Pre-Cal word problem. A sodium isotope, Na24, has a half-life of 15 hours. Determine the amount of sodium that remains from a 4g samples after: i) 45 hours ii) 100 hours iii) 5 days
100
how did you get that and which question is that your answer to?
First you need to come up with the formula for the half life. Since a half life basically says the amount of mass that will remain is cut in half ever 15hrs, you want to end up with this: (0h, 4g) (15h, 2g) (30h, 1g) (45h, 0.5g) ... that should be enough to give you the formula.
so there isn't already a formula for half lives?
sure there is
I'm so sorry I know that it is decreasing but it decreases from 2 to 1 to .5.. so how would I formulate that to find what it is for 45, 100 hours and 5 days?
so depending on you're "scale" for time (I'm using the hours as given) \[m = \frac{4}{2^{\frac{t}{15}}}\]
is the t/15 an exponent?
yes
so would the answer to 1 for 45 hours be 1/2?

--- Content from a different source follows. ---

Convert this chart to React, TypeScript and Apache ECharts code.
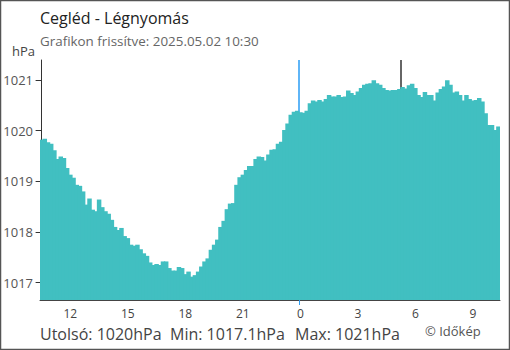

yes. now you should just have to plug in the other times.
hes wrong 5 days im in AP CaL
thanks so much!! one last question, on #2 100 hours, the exponent is 100/15 which in decimal form is 6.666667.. would i use that for the exponent or use the fraction 20/3?

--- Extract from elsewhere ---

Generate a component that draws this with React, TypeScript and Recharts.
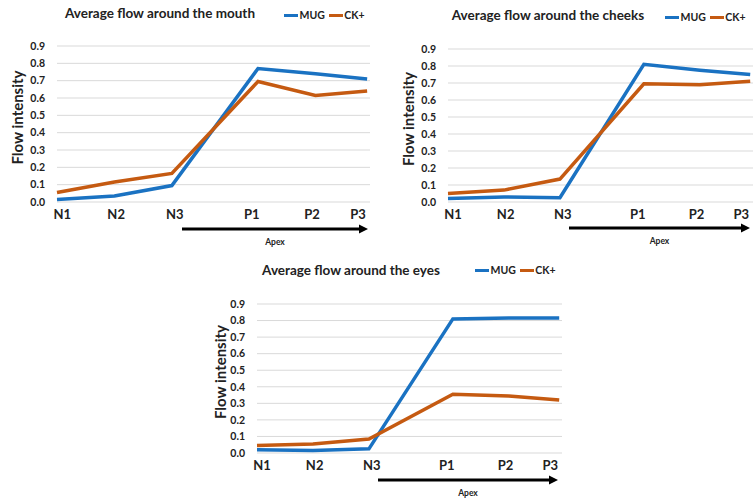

@naahhbass what do you mean 5 days??
just so you're aware of why this equation makes sense: 0 -> m 1 -> 1/2 * m 2 -> 1/2(1/2 * m) = 1/4 *m 3 -> 1/2(1/2(1/2 * m) = 1/8 * m t -> 1/2^t * m
I don't know where he's getting that from, but this is from wikipedia: \[N(t) = N_0 \left(\frac {1}{2}\right)^{t/t_{1/2}}\] where N0 is the initial quantity of the substance that will decay (this quantity may be measured in grams, moles, number of atoms, etc.), N(t) is the quantity that still remains and has not yet decayed after a time t, t1/2 is the half-life of the decaying quantity, τ is a positive number called the mean lifetime of the decaying quantity, λ is a positive number called the decay constant of the decaying quantity.